I'm not actually sure how to deal with this, and I won't know until I try something. Intuitively, if I were incrementally updating a warm model online, I'd try ignoring the dependency and just applying the updates. The motivation would be that I'm making tiny changes each update, so the stuff I'm ignoring is higher-order tiny''. Of course the massive nonlinearity at the decision boundary is a bit disturbing (and not very tiny). From a cold start but still using an online learning algorithm (on offline data), I'd try $\log_2 (|K|)$ passes in a bottom-to-top fashion, warm starting the entire tree at a certain depth before training any internal nodes at the next higher depth. Unlike in the vanilla case, each pass would train all internal nodes up to a certain depth, rather than just the internal nodes at a particular depth. Hopefully that works, but if it fails miserably I'd look into softening the nonlinearity at the decision boundary with a softmax-style approach, e.g., $p (\Psi_\nu = 1 | x) = 1 / (1 + e^{-\beta (f (x; \lambda) - f (x; \psi))})$ and anneal $\beta$ to $\infty$.

#### SFF Tree for Average Constrained CSBM

Average constrained CSBM is the problem of picking the top-$m$ actions given an instance. It can be reduced to average constrained CSMC by constructing a list of classifiers $\{\Psi_n | n \in [1, m]\}$ each of which is trained to select the best action, the next best action, etc.

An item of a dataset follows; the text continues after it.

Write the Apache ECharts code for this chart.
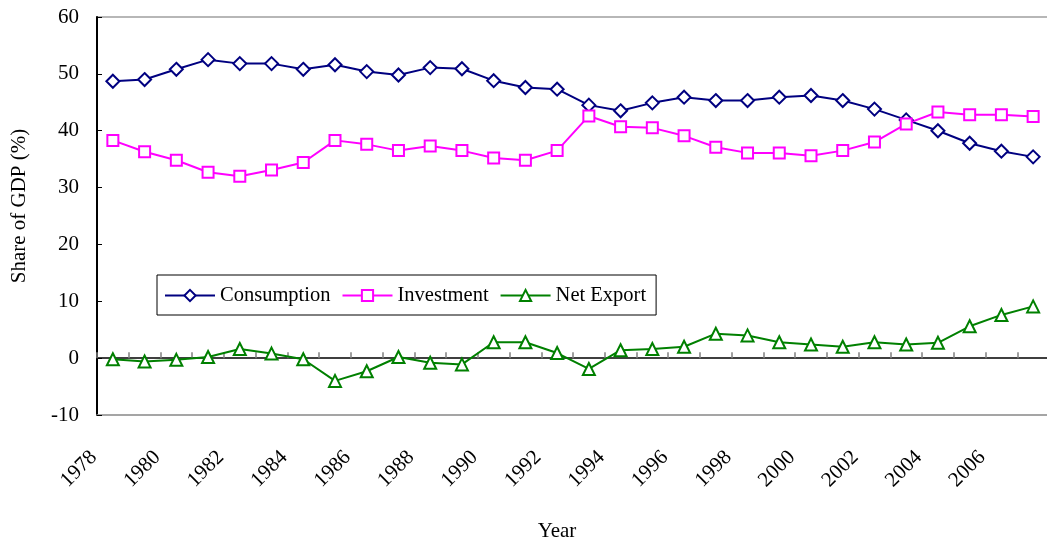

So here's something interesting: if we set $\Psi_n = \Psi$ in the list of classifiers, and if our average constrained CSMC classifier is an SFF tree, then we can compute the CSBM output via $h^\Psi (x, \omega) = \underset{k \in K \setminus \omega}{\operatorname{arg\,max\,^m}} f (x; k),$ where I made up the notation $\operatorname{arg\,max\,^m}$ to stand for selecting the top $m$ elements. Once again this is exactly how a regression reduction based approach would be utilized at test time. However again the regret bounds are different. When reducing average constrained CSBM to average constrained CSMC the regret bound is $r_{csbm} (h^\Psi) \leq m\, q (\Psi, m),$ where $q (\Psi, m)$ is the cost-sensitive regret averaged over the $m$ average constrained CSMC subproblems (these can, in turn, be reduced to importance-weighted classification maintaining a linear dependence on the regret). By contrast, when reducing to regression the regret bound is $r_{csbm} (h_g) \leq \sqrt{2 \min \{m, |K| -m\}} \sqrt{|K|} \sqrt{\epsilon_{L^2} (g)},$ where $\epsilon_{L^2} (g)$ is the $L^2$ loss on the underlying regression problem.

So again we have the promise of a different training procedure leading to a better regressor, but with similar problems of dependencies between subproblems complicating the training picture. In the vanilla case of reduction of CSBM to CSMC, each classifier is trained sequentially and defines the training input distribution for the next classifier. Now all the classifiers are the same so some tricks are required.

Again, I'm not actually sure how to deal with this, and I won't know until I try something. Intuitively I would again try incrementally updating a warm model online, ignoring the dependency. For cold start with an online model applied to an offline data set I would first train for the top-1 problem, then the top-2 problem, etc. until I got to top-$m$. It's interesting to see how the composition of my two intuitive procedures would play out for a complete cold start:
1. For $n$ in $[1, m]$
1. For $l$ in $[\log_2 (|K|), 1]$
1. Update the $l^\mathrm{th}$ and lower levels of internal nodes on the problem of picking the top-$n$ actions, and simultaneously
2. Update the $l^\mathrm{th}+1$ and higher levels of internal nodes on the problem of picking the top-$(n-1)$ actions.
That's a total of $m \log_2 (|K|)$ passes over the data, which feels reasonable. The outer loop is to mitigate the dependencies created by $\Psi_n = \Psi$, and the inner loop is to mitigate the dependencies created by sharing $f$ across all internal nodes.

Now I suppose I should try this on some actual data.